_Dataset section_
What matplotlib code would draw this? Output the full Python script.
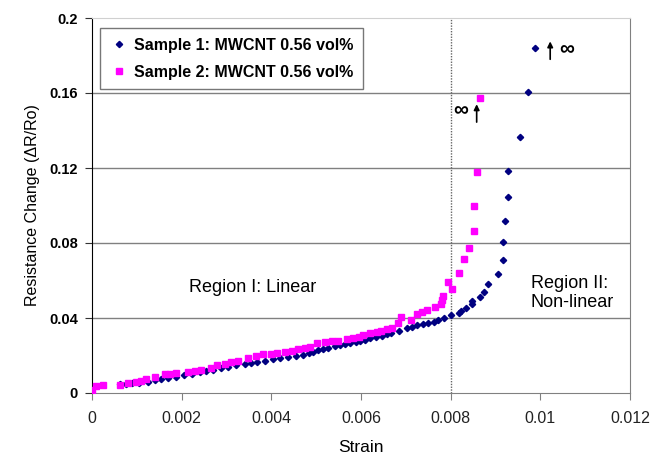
import numpy as np
import matplotlib
matplotlib.use('Agg')
import matplotlib.pyplot as plt

plt.rcParams['font.family'] = ['Liberation Sans', 'DejaVu Sans']

# Sample 1 (navy diamonds)
s1_strain = [0.00062, 0.00075, 0.00090, 0.00105, 0.00125, 0.00140, 0.00155, 0.00170,
             0.00188, 0.00205, 0.00222, 0.00240, 0.00255, 0.00271, 0.00288, 0.00304,
             0.00322, 0.00341, 0.00355, 0.00367, 0.00385, 0.00404, 0.00420, 0.00438,
             0.00455, 0.00471, 0.00483, 0.00494, 0.00505, 0.00516, 0.00527, 0.00542,
             0.00553, 0.00565, 0.00575, 0.00588, 0.00598, 0.00610, 0.00620, 0.00633,
             0.00646, 0.00657, 0.00668, 0.00685, 0.00702, 0.00713, 0.00724, 0.00738,
             0.00750, 0.00762, 0.00772, 0.00786, 0.00800, 0.00819, 0.00822, 0.00834,
             0.00847, 0.00848, 0.00866, 0.00875, 0.00884, 0.00906, 0.00916, 0.00917,
             0.00921, 0.00927, 0.00928, 0.00955, 0.00972, 0.00987]
s1_dr = [0.0048, 0.0050, 0.0053, 0.0056, 0.0060, 0.0068, 0.0073, 0.0080,
         0.0087, 0.0095, 0.0103, 0.0112, 0.0118, 0.0123, 0.0132, 0.0140,
         0.0147, 0.0153, 0.0160, 0.0167, 0.0173, 0.0180, 0.0187, 0.0194,
         0.0198, 0.0203, 0.0212, 0.0220, 0.0228, 0.0236, 0.0242, 0.0250,
         0.0256, 0.0260, 0.0265, 0.0271, 0.0277, 0.0285, 0.0292, 0.0298,
         0.0304, 0.0313, 0.0322, 0.0333, 0.0345, 0.0354, 0.0363, 0.0369,
         0.0375, 0.0381, 0.0390, 0.0400, 0.0414, 0.0425, 0.0437, 0.0455,
         0.0475, 0.0491, 0.0512, 0.0540, 0.0580, 0.0633, 0.0709, 0.0804,
         0.0919, 0.1044, 0.1186, 0.1367, 0.1607, 0.1838]

# Sample 2 (magenta squares)
s2_strain = [0.00000, 0.00010, 0.00025, 0.00062, 0.00080, 0.00099, 0.00110, 0.00121,
             0.00140, 0.00162, 0.00175, 0.00188, 0.00214, 0.00230, 0.00244, 0.00266,
             0.00278, 0.00297, 0.00310, 0.00326, 0.00349, 0.00365, 0.00382, 0.00400,
             0.00412, 0.00430, 0.00445, 0.00460, 0.00475, 0.00486, 0.00501, 0.00520,
             0.00535, 0.00549, 0.00568, 0.00583, 0.00595, 0.00605, 0.00620, 0.00635,
             0.00645, 0.00657, 0.00669, 0.00683, 0.00689, 0.00712, 0.00724, 0.00735,
             0.00747, 0.00765, 0.00778, 0.00781, 0.00784, 0.00795, 0.00804, 0.00819,
             0.00830, 0.00842, 0.00853, 0.00851, 0.00859, 0.00866]
s2_dr = [0.0016, 0.0037, 0.0043, 0.0043, 0.0055, 0.0060, 0.0066, 0.0073,
         0.0087, 0.0100, 0.0102, 0.0105, 0.0114, 0.0118, 0.0123, 0.0135,
         0.0149, 0.0155, 0.0163, 0.0172, 0.0185, 0.0198, 0.0208, 0.0210,
         0.0212, 0.0220, 0.0226, 0.0233, 0.0240, 0.0247, 0.0265, 0.0274,
         0.0276, 0.0279, 0.0286, 0.0292, 0.0300, 0.0309, 0.0318, 0.0327,
         0.0333, 0.0340, 0.0348, 0.0372, 0.0404, 0.0389, 0.0420, 0.0434,
         0.0443, 0.0457, 0.0475, 0.0496, 0.0519, 0.0594, 0.0556, 0.0638,
         0.0715, 0.0773, 0.0864, 0.0997, 0.1179, 0.1573]

x_ticks = [0, 0.002, 0.004, 0.006, 0.008, 0.01, 0.012]
x_labels = ['0', '0.002', '0.004', '0.006', '0.008', '0.01', '0.012']
y_ticks = [0, 0.04, 0.08, 0.12, 0.16, 0.2]
y_labels = ['0', '0.04', '0.08', '0.12', '0.16', '0.2']

fig = plt.figure(figsize=(6.51, 4.57), dpi=100)
ax = fig.add_axes([92 / 651, 64 / 457, 538 / 651, 375 / 457])

for yv in y_ticks[1:-1]:
    ax.axhline(yv, color='#808080', lw=1.0, zorder=1)
ax.axvline(0.008, color='#666666', lw=1.0, ls=(0, (1, 1)), zorder=1)

ax.plot(s1_strain, s1_dr, ls='none', marker='D', ms=3.2, color='#000080',
        mec='#000080', label='Sample 1: MWCNT 0.56 vol%', zorder=2)
ax.plot(s2_strain, s2_dr, ls='none', marker='s', ms=4.0, color='#ff00ff',
        mec='#ff00ff', label='Sample 2: MWCNT 0.56 vol%', zorder=3)

ax.set_xlim(0, 0.012)
ax.set_ylim(0, 0.2)
ax.set_xticks(x_ticks)
ax.set_xticklabels(x_labels, fontsize=11.5, color='#222222')
ax.set_yticks(y_ticks)
ax.set_yticklabels(y_labels, fontsize=10.5, fontweight='bold')
ax.tick_params(axis='x', direction='out', length=5, color='#808080', pad=8)
ax.tick_params(axis='y', direction='out', length=5, color='#333333', pad=5)

ax.spines['left'].set_color('black')
ax.spines['bottom'].set_color('#808080')
ax.spines['right'].set_color('#808080')
ax.spines['top'].set_color('#d0d0d0')

ax.set_xlabel('Strain', fontsize=12.5, labelpad=10)
ax.set_ylabel('Resistance Change (\u0394R/Ro)', fontsize=11.5, labelpad=7)

ax.text(0.00359, 0.0565, 'Region I: Linear', fontsize=13, ha='center', va='center')
ax.text(0.00979, 0.0533, 'Region II:\nNon-linear', fontsize=13, ha='left', va='center',
        linespacing=1.2)

# infinity marks with arrows
ax.text(0.00822, 0.1505, '\u221e', fontsize=15, fontweight='bold', ha='center', va='center')
ax.annotate('', xy=(0.00858, 0.1555), xytext=(0.00858, 0.1430),
            arrowprops=dict(arrowstyle='-|>', color='black', lw=1.2, mutation_scale=8))
ax.text(0.01058, 0.1829, '\u221e', fontsize=15, fontweight='bold', ha='center', va='center')
ax.annotate('', xy=(0.01022, 0.1890), xytext=(0.01022, 0.1765),
            arrowprops=dict(arrowstyle='-|>', color='black', lw=1.2, mutation_scale=8))

leg = ax.legend(loc='upper left', bbox_to_anchor=(0.0149, 0.973), borderaxespad=0,
                frameon=True, fancybox=False, edgecolor='#555555',
                prop={'size': 11.5, 'weight': 'bold'},
                handletextpad=0.3, borderpad=0.6, labelspacing=0.75, markerscale=1.0,
                handlelength=1.2)
leg.get_frame().set_linewidth(1.0)

fig.savefig('out.png', dpi=100)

_Job_
Repeat the material exactly as it reads, without any of its pictures.

_Task result_
What matplotlib code would draw this? Output the full Python script.
import numpy as np
import matplotlib
matplotlib.use('Agg')
import matplotlib.pyplot as plt

plt.rcParams['font.family'] = ['Liberation Sans', 'DejaVu Sans']

# Sample 1 (navy diamonds)
s1_strain = [0.00062, 0.00075, 0.00090, 0.00105, 0.00125, 0.00140, 0.00155, 0.00170,
             0.00188, 0.00205, 0.00222, 0.00240, 0.00255, 0.00271, 0.00288, 0.00304,
             0.00322, 0.00341, 0.00355, 0.00367, 0.00385, 0.00404, 0.00420, 0.00438,
             0.00455, 0.00471, 0.00483, 0.00494, 0.00505, 0.00516, 0.00527, 0.00542,
             0.00553, 0.00565, 0.00575, 0.00588, 0.00598, 0.00610, 0.00620, 0.00633,
             0.00646, 0.00657, 0.00668, 0.00685, 0.00702, 0.00713, 0.00724, 0.00738,
             0.00750, 0.00762, 0.00772, 0.00786, 0.00800, 0.00819, 0.00822, 0.00834,
             0.00847, 0.00848, 0.00866, 0.00875, 0.00884, 0.00906, 0.00916, 0.00917,
             0.00921, 0.00927, 0.00928, 0.00955, 0.00972, 0.00987]
s1_dr = [0.0048, 0.0050, 0.0053, 0.0056, 0.0060, 0.0068, 0.0073, 0.0080,
         0.0087, 0.0095, 0.0103, 0.0112, 0.0118, 0.0123, 0.0132, 0.0140,
         0.0147, 0.0153, 0.0160, 0.0167, 0.0173, 0.0180, 0.0187, 0.0194,
         0.0198, 0.0203, 0.0212, 0.0220, 0.0228, 0.0236, 0.0242, 0.0250,
         0.0256, 0.0260, 0.0265, 0.0271, 0.0277, 0.0285, 0.0292, 0.0298,
         0.0304, 0.0313, 0.0322, 0.0333, 0.0345, 0.0354, 0.0363, 0.0369,
         0.0375, 0.0381, 0.0390, 0.0400, 0.0414, 0.0425, 0.0437, 0.0455,
         0.0475, 0.0491, 0.0512, 0.0540, 0.0580, 0.0633, 0.0709, 0.0804,
         0.0919, 0.1044, 0.1186, 0.1367, 0.1607, 0.1838]

# Sample 2 (magenta squares)
s2_strain = [0.00000, 0.00010, 0.00025, 0.00062, 0.00080, 0.00099, 0.00110, 0.00121,
             0.00140, 0.00162, 0.00175, 0.00188, 0.00214, 0.00230, 0.00244, 0.00266,
             0.00278, 0.00297, 0.00310, 0.00326, 0.00349, 0.00365, 0.00382, 0.00400,
             0.00412, 0.00430, 0.00445, 0.00460, 0.00475, 0.00486, 0.00501, 0.00520,
             0.00535, 0.00549, 0.00568, 0.00583, 0.00595, 0.00605, 0.00620, 0.00635,
             0.00645, 0.00657, 0.00669, 0.00683, 0.00689, 0.00712, 0.00724, 0.00735,
             0.00747, 0.00765, 0.00778, 0.00781, 0.00784, 0.00795, 0.00804, 0.00819,
             0.00830, 0.00842, 0.00853, 0.00851, 0.00859, 0.00866]
s2_dr = [0.0016, 0.0037, 0.0043, 0.0043, 0.0055, 0.0060, 0.0066, 0.0073,
         0.0087, 0.0100, 0.0102, 0.0105, 0.0114, 0.0118, 0.0123, 0.0135,
         0.0149, 0.0155, 0.0163, 0.0172, 0.0185, 0.0198, 0.0208, 0.0210,
         0.0212, 0.0220, 0.0226, 0.0233, 0.0240, 0.0247, 0.0265, 0.0274,
         0.0276, 0.0279, 0.0286, 0.0292, 0.0300, 0.0309, 0.0318, 0.0327,
         0.0333, 0.0340, 0.0348, 0.0372, 0.0404, 0.0389, 0.0420, 0.0434,
         0.0443, 0.0457, 0.0475, 0.0496, 0.0519, 0.0594, 0.0556, 0.0638,
         0.0715, 0.0773, 0.0864, 0.0997, 0.1179, 0.1573]

x_ticks = [0, 0.002, 0.004, 0.006, 0.008, 0.01, 0.012]
x_labels = ['0', '0.002', '0.004', '0.006', '0.008', '0.01', '0.012']
y_ticks = [0, 0.04, 0.08, 0.12, 0.16, 0.2]
y_labels = ['0', '0.04', '0.08', '0.12', '0.16', '0.2']

fig = plt.figure(figsize=(6.51, 4.57), dpi=100)
ax = fig.add_axes([92 / 651, 64 / 457, 538 / 651, 375 / 457])

for yv in y_ticks[1:-1]:
    ax.axhline(yv, color='#808080', lw=1.0, zorder=1)
ax.axvline(0.008, color='#666666', lw=1.0, ls=(0, (1, 1)), zorder=1)

ax.plot(s1_strain, s1_dr, ls='none', marker='D', ms=3.2, color='#000080',
        mec='#000080', label='Sample 1: MWCNT 0.56 vol%', zorder=2)
ax.plot(s2_strain, s2_dr, ls='none', marker='s', ms=4.0, color='#ff00ff',
        mec='#ff00ff', label='Sample 2: MWCNT 0.56 vol%', zorder=3)

ax.set_xlim(0, 0.012)
ax.set_ylim(0, 0.2)
ax.set_xticks(x_ticks)
ax.set_xticklabels(x_labels, fontsize=11.5, color='#222222')
ax.set_yticks(y_ticks)
ax.set_yticklabels(y_labels, fontsize=10.5, fontweight='bold')
ax.tick_params(axis='x', direction='out', length=5, color='#808080', pad=8)
ax.tick_params(axis='y', direction='out', length=5, color='#333333', pad=5)

ax.spines['left'].set_color('black')
ax.spines['bottom'].set_color('#808080')
ax.spines['right'].set_color('#808080')
ax.spines['top'].set_color('#d0d0d0')

ax.set_xlabel('Strain', fontsize=12.5, labelpad=10)
ax.set_ylabel('Resistance Change (\u0394R/Ro)', fontsize=11.5, labelpad=7)

ax.text(0.00359, 0.0565, 'Region I: Linear', fontsize=13, ha='center', va='center')
ax.text(0.00979, 0.0533, 'Region II:\nNon-linear', fontsize=13, ha='left', va='center',
        linespacing=1.2)

# infinity marks with arrows
ax.text(0.00822, 0.1505, '\u221e', fontsize=15, fontweight='bold', ha='center', va='center')
ax.annotate('', xy=(0.00858, 0.1555), xytext=(0.00858, 0.1430),
            arrowprops=dict(arrowstyle='-|>', color='black', lw=1.2, mutation_scale=8))
ax.text(0.01058, 0.1829, '\u221e', fontsize=15, fontweight='bold', ha='center', va='center')
ax.annotate('', xy=(0.01022, 0.1890), xytext=(0.01022, 0.1765),
            arrowprops=dict(arrowstyle='-|>', color='black', lw=1.2, mutation_scale=8))

leg = ax.legend(loc='upper left', bbox_to_anchor=(0.0149, 0.973), borderaxespad=0,
                frameon=True, fancybox=False, edgecolor='#555555',
                prop={'size': 11.5, 'weight': 'bold'},
                handletextpad=0.3, borderpad=0.6, labelspacing=0.75, markerscale=1.0,
                handlelength=1.2)
leg.get_frame().set_linewidth(1.0)

fig.savefig('out.png', dpi=100)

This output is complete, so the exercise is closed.